Prompt
Starting at the first line of the data, print each line verbatim up to and including the line bearing "import plotly.graph_objects as go", omitting pictures.

Data excerpt
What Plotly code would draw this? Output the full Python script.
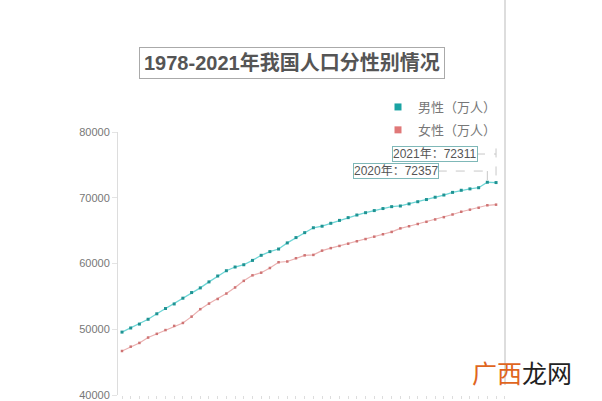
import plotly.graph_objects as go

years = list(range(1978, 2022))
male = [49567, 50192, 50785, 51519, 52352, 53152, 53848, 54725, 55581, 56290,
        57201, 58099, 58904, 59466, 59811, 60472, 61246, 61808, 62200, 63131,
        63940, 64692, 65437, 65672, 66115, 66556, 66976, 67375, 67728, 68048,
        68357, 68647, 68748, 69068, 69395, 69728, 70079, 70414, 70815, 71137,
        71351, 71527, 72357, 72311]
female = [46692, 47350, 47920, 48737, 49302, 49875, 50509, 50958, 51919, 53054,
          53903, 54605, 55429, 56357, 57360, 58199, 58604, 59315, 60192, 60303,
          60800, 61244, 61306, 61955, 62338, 62671, 63012, 63381, 63720, 64081,
          64445, 64803, 65343, 65667, 66009, 66344, 66703, 67048, 67456, 67871,
          68187, 68478, 68855, 68949]
series_names = ["男性（万人）", "女性（万人）"]
title_text = "1978-2021年我国人口分性别情况"
y_ticks = [40000, 50000, 60000, 70000, 80000]

FONT = "Liberation Sans, Noto Sans CJK SC, sans-serif"
CJK = "Noto Sans CJK SC, sans-serif"
MALE_LINE, MALE_MK = "#6fd6d6", "#1f9393"
FEM_LINE, FEM_MK = "#eab0b0", "#cf7474"

TOP, BOT = 132, 395
H = BOT - TOP
LEFT, RIGHT = 118, 505
W = RIGHT - LEFT


def px(xp):
    return (xp - LEFT) / W


def py(yp):
    return (BOT - yp) / H


fig = go.Figure()
fig.add_trace(go.Scatter(x=years, y=male, mode="lines+markers", showlegend=False,
                         line=dict(color=MALE_LINE, width=1.3),
                         marker=dict(color=MALE_MK, size=3, symbol="square")))
fig.add_trace(go.Scatter(x=years, y=female, mode="lines+markers", showlegend=False,
                         line=dict(color=FEM_LINE, width=1.2),
                         marker=dict(color=FEM_MK, size=2.5, symbol="square")))
# legend entries
fig.add_trace(go.Scatter(x=[None], y=[None], mode="markers", name=series_names[0],
                         legendgroup="m",
                         marker=dict(color="#1aa3a3", size=7, symbol="square")))
fig.add_trace(go.Scatter(x=[None], y=[None], mode="markers", name=series_names[1],
                         legendgroup="f",
                         marker=dict(color="#e07878", size=7, symbol="square")))

annotations = [
    dict(text="<b>" + title_text + "</b>", xref="paper", yref="paper",
         x=px(292), y=py(63.5), xanchor="center", yanchor="middle", showarrow=False,
         font=dict(family=FONT, size=20, color="#555555"),
         bordercolor="#aaaaaa", borderwidth=1, borderpad=4, bgcolor="white"),
    dict(text="2021年：" + str(male[-1]), xref="x", yref="y", x=2014.0, y=76650,
         xanchor="center", yanchor="middle",
         showarrow=False, font=dict(family=FONT, size=12, color="#555555"),
         bordercolor="#7fb8b8", borderwidth=1, borderpad=0, bgcolor="white"),
    dict(text="2020年：" + str(male[-2]), xref="x", yref="y", x=2009.55, y=74060,
         xanchor="center", yanchor="middle",
         showarrow=False, font=dict(family=FONT, size=12, color="#555555"),
         bordercolor="#7fb8b8", borderwidth=1, borderpad=0, bgcolor="white"),
    dict(text="<span style='color:#e0661e'>广西</span>龙网", xref="paper", yref="paper",
         x=px(522), y=py(372), xanchor="center", yanchor="middle", showarrow=False,
         font=dict(family=CJK, size=25, color="#222222")),
]

shapes = [
    dict(type="line", xref="paper", yref="paper", x0=1, x1=1,
         y0=py(0), y1=py(385), line=dict(color="#bbbbbb", width=1)),
    # dashed leader for 2021
    dict(type="line", xref="x", yref="y", x0=2018.7, x1=2021, y0=76650, y1=76650,
         line=dict(color="#c8c8c8", width=1, dash="dash")),
    dict(type="line", xref="x", yref="y", x0=2021, x1=2021, y0=77500, y1=male[-1] + 300,
         line=dict(color="#c8c8c8", width=1, dash="dash")),
    # dashed leader for 2020
    dict(type="line", xref="x", yref="y", x0=2014.3, x1=2020, y0=74060, y1=74060,
         line=dict(color="#c8c8c8", width=1, dash="dash")),
    dict(type="line", xref="x", yref="y", x0=2020, x1=2020, y0=74060, y1=male[-2] + 300,
         line=dict(color="#c8c8c8", width=1, dash="dash")),
]

fig.update_layout(
    width=602, height=401,
    margin=dict(l=LEFT, r=602 - RIGHT, t=TOP, b=401 - BOT, autoexpand=False),
    paper_bgcolor="white", plot_bgcolor="white",
    font=dict(family=FONT, color="#666666"),
    xaxis=dict(range=[1977.54, 2022.03], showgrid=False, zeroline=False,
               showticklabels=False, ticks="outside", ticklen=3, tickcolor="#dddddd",
               dtick=1, showline=False, automargin=False),
    yaxis=dict(range=[40000, 80000], tickvals=y_ticks, tickformat="d",
               showgrid=False, zeroline=False, automargin=False,
               showline=True, linecolor="#dddddd", linewidth=1,
               ticks="outside", ticklen=5, tickcolor="#e4e4e4",
               tickfont=dict(family=FONT, size=11, color="#777777")),
    legend=dict(x=px(378), y=py(92), xanchor="left", yanchor="top",
                font=dict(family=CJK, size=13, color="#777777"),
                traceorder="grouped", tracegroupgap=3, itemwidth=30,
                bgcolor="rgba(0,0,0,0)"),
    annotations=annotations,
    shapes=shapes,
)

fig.write_html("out.html")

Reply to the exercise
What Plotly code would draw this? Output the full Python script.
import plotly.graph_objects as go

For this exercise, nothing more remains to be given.